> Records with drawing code
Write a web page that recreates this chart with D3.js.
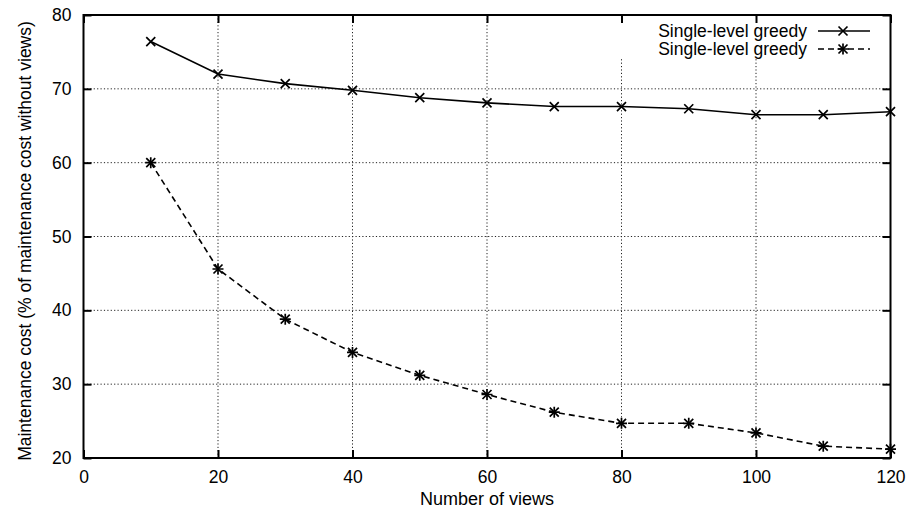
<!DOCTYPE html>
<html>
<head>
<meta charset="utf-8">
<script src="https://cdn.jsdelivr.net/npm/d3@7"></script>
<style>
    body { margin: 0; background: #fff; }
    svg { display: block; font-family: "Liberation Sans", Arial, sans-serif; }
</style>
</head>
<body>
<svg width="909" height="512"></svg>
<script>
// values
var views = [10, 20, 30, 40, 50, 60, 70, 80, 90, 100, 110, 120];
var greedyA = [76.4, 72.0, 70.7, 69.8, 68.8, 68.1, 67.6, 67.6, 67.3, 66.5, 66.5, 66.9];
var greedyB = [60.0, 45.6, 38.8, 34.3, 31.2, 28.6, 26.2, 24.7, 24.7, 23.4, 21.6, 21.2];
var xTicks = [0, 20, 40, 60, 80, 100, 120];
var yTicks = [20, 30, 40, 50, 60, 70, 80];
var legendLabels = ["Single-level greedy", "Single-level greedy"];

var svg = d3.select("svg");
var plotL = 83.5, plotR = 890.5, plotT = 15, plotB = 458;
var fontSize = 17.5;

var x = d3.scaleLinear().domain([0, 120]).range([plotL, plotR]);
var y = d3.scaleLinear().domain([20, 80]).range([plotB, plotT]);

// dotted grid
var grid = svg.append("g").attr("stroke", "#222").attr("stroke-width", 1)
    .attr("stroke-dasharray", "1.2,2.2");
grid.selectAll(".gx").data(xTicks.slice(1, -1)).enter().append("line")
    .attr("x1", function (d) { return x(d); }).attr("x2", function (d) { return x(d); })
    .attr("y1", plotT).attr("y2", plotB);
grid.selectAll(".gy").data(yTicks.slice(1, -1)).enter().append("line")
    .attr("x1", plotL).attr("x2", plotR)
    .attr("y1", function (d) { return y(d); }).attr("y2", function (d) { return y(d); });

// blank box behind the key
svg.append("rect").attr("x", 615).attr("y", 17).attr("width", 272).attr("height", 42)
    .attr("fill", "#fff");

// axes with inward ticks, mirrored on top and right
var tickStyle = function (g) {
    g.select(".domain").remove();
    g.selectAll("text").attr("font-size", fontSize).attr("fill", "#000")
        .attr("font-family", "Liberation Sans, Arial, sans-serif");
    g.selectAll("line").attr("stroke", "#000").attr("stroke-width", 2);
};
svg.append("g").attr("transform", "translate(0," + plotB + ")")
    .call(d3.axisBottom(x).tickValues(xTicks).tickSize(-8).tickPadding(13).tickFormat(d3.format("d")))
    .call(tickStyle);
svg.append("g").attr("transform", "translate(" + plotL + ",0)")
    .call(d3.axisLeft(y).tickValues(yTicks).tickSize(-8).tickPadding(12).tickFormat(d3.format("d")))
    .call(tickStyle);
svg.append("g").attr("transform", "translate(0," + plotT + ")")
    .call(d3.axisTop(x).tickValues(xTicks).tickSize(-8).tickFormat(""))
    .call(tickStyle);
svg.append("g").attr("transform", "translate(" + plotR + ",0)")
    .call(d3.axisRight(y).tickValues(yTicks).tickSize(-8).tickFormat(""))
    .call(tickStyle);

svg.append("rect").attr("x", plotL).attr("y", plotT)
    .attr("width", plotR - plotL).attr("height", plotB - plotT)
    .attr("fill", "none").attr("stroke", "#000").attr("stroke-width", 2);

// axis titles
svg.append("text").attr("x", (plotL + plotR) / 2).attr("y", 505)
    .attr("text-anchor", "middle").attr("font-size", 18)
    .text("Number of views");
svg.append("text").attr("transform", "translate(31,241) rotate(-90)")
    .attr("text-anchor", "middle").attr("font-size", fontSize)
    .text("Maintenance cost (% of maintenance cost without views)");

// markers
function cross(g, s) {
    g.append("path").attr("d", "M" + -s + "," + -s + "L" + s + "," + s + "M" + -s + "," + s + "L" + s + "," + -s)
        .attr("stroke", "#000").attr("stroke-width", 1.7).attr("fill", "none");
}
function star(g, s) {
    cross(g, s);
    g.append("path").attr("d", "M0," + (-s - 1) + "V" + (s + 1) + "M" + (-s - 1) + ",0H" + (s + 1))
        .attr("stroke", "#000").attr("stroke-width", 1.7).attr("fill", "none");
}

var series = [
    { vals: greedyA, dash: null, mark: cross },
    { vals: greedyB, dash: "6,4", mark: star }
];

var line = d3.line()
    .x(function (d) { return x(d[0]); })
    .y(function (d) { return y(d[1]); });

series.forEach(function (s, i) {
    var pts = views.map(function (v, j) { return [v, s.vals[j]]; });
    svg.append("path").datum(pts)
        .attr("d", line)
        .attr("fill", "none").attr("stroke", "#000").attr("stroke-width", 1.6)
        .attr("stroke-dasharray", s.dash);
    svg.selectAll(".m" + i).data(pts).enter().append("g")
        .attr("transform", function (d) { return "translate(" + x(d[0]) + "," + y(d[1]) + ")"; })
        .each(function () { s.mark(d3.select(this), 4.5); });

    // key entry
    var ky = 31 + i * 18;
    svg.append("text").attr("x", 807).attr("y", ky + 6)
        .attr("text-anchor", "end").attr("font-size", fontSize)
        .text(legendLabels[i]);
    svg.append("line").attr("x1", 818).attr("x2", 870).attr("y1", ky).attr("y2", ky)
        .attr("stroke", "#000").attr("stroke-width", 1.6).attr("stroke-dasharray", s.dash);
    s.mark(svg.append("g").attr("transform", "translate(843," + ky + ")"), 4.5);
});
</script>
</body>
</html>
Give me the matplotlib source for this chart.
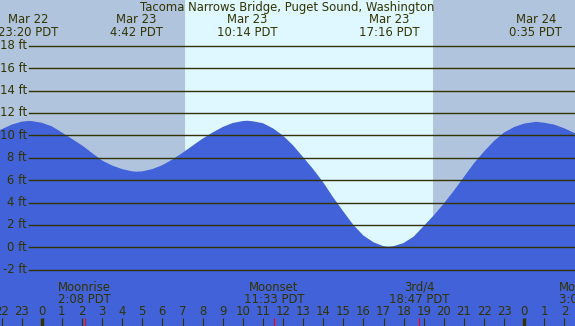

> Exercise objective
Reproduce the whole listing word for word, setting aside any pictures.

> Reply to the task
Write a web page that recreates this chart with D3.js.
<!DOCTYPE html>
<html>
<head>
<meta charset="utf-8">
<script src="https://cdn.jsdelivr.net/npm/d3@7"></script>
<style>
    body { margin: 0; background: #fff; }
    svg { display: block; font-family: "Liberation Sans", Arial, sans-serif; }
</style>
</head>
<body>
<svg width="909" height="512"></svg>
<script>
// values
var views = [10, 20, 30, 40, 50, 60, 70, 80, 90, 100, 110, 120];
var greedyA = [76.4, 72.0, 70.7, 69.8, 68.8, 68.1, 67.6, 67.6, 67.3, 66.5, 66.5, 66.9];
var greedyB = [60.0, 45.6, 38.8, 34.3, 31.2, 28.6, 26.2, 24.7, 24.7, 23.4, 21.6, 21.2];
var xTicks = [0, 20, 40, 60, 80, 100, 120];
var yTicks = [20, 30, 40, 50, 60, 70, 80];
var legendLabels = ["Single-level greedy", "Single-level greedy"];

var svg = d3.select("svg");
var plotL = 83.5, plotR = 890.5, plotT = 15, plotB = 458;
var fontSize = 17.5;

var x = d3.scaleLinear().domain([0, 120]).range([plotL, plotR]);
var y = d3.scaleLinear().domain([20, 80]).range([plotB, plotT]);

// dotted grid
var grid = svg.append("g").attr("stroke", "#222").attr("stroke-width", 1)
    .attr("stroke-dasharray", "1.2,2.2");
grid.selectAll(".gx").data(xTicks.slice(1, -1)).enter().append("line")
    .attr("x1", function (d) { return x(d); }).attr("x2", function (d) { return x(d); })
    .attr("y1", plotT).attr("y2", plotB);
grid.selectAll(".gy").data(yTicks.slice(1, -1)).enter().append("line")
    .attr("x1", plotL).attr("x2", plotR)
    .attr("y1", function (d) { return y(d); }).attr("y2", function (d) { return y(d); });

// blank box behind the key
svg.append("rect").attr("x", 615).attr("y", 17).attr("width", 272).attr("height", 42)
    .attr("fill", "#fff");

// axes with inward ticks, mirrored on top and right
var tickStyle = function (g) {
    g.select(".domain").remove();
    g.selectAll("text").attr("font-size", fontSize).attr("fill", "#000")
        .attr("font-family", "Liberation Sans, Arial, sans-serif");
    g.selectAll("line").attr("stroke", "#000").attr("stroke-width", 2);
};
svg.append("g").attr("transform", "translate(0," + plotB + ")")
    .call(d3.axisBottom(x).tickValues(xTicks).tickSize(-8).tickPadding(13).tickFormat(d3.format("d")))
    .call(tickStyle);
svg.append("g").attr("transform", "translate(" + plotL + ",0)")
    .call(d3.axisLeft(y).tickValues(yTicks).tickSize(-8).tickPadding(12).tickFormat(d3.format("d")))
    .call(tickStyle);
svg.append("g").attr("transform", "translate(0," + plotT + ")")
    .call(d3.axisTop(x).tickValues(xTicks).tickSize(-8).tickFormat(""))
    .call(tickStyle);
svg.append("g").attr("transform", "translate(" + plotR + ",0)")
    .call(d3.axisRight(y).tickValues(yTicks).tickSize(-8).tickFormat(""))
    .call(tickStyle);

svg.append("rect").attr("x", plotL).attr("y", plotT)
    .attr("width", plotR - plotL).attr("height", plotB - plotT)
    .attr("fill", "none").attr("stroke", "#000").attr("stroke-width", 2);

// axis titles
svg.append("text").attr("x", (plotL + plotR) / 2).attr("y", 505)
    .attr("text-anchor", "middle").attr("font-size", 18)
    .text("Number of views");
svg.append("text").attr("transform", "translate(31,241) rotate(-90)")
    .attr("text-anchor", "middle").attr("font-size", fontSize)
    .text("Maintenance cost (% of maintenance cost without views)");

// markers
function cross(g, s) {
    g.append("path").attr("d", "M" + -s + "," + -s + "L" + s + "," + s + "M" + -s + "," + s + "L" + s + "," + -s)
        .attr("stroke", "#000").attr("stroke-width", 1.7).attr("fill", "none");
}
function star(g, s) {
    cross(g, s);
    g.append("path").attr("d", "M0," + (-s - 1) + "V" + (s + 1) + "M" + (-s - 1) + ",0H" + (s + 1))
        .attr("stroke", "#000").attr("stroke-width", 1.7).attr("fill", "none");
}

var series = [
    { vals: greedyA, dash: null, mark: cross },
    { vals: greedyB, dash: "6,4", mark: star }
];

var line = d3.line()
    .x(function (d) { return x(d[0]); })
    .y(function (d) { return y(d[1]); });

series.forEach(function (s, i) {
    var pts = views.map(function (v, j) { return [v, s.vals[j]]; });
    svg.append("path").datum(pts)
        .attr("d", line)
        .attr("fill", "none").attr("stroke", "#000").attr("stroke-width", 1.6)
        .attr("stroke-dasharray", s.dash);
    svg.selectAll(".m" + i).data(pts).enter().append("g")
        .attr("transform", function (d) { return "translate(" + x(d[0]) + "," + y(d[1]) + ")"; })
        .each(function () { s.mark(d3.select(this), 4.5); });

    // key entry
    var ky = 31 + i * 18;
    svg.append("text").attr("x", 807).attr("y", ky + 6)
        .attr("text-anchor", "end").attr("font-size", fontSize)
        .text(legendLabels[i]);
    svg.append("line").attr("x1", 818).attr("x2", 870).attr("y1", ky).attr("y2", ky)
        .attr("stroke", "#000").attr("stroke-width", 1.6).attr("stroke-dasharray", s.dash);
    s.mark(svg.append("g").attr("transform", "translate(843," + ky + ")"), 4.5);
});
</script>
</body>
</html>
Give me the matplotlib source for this chart.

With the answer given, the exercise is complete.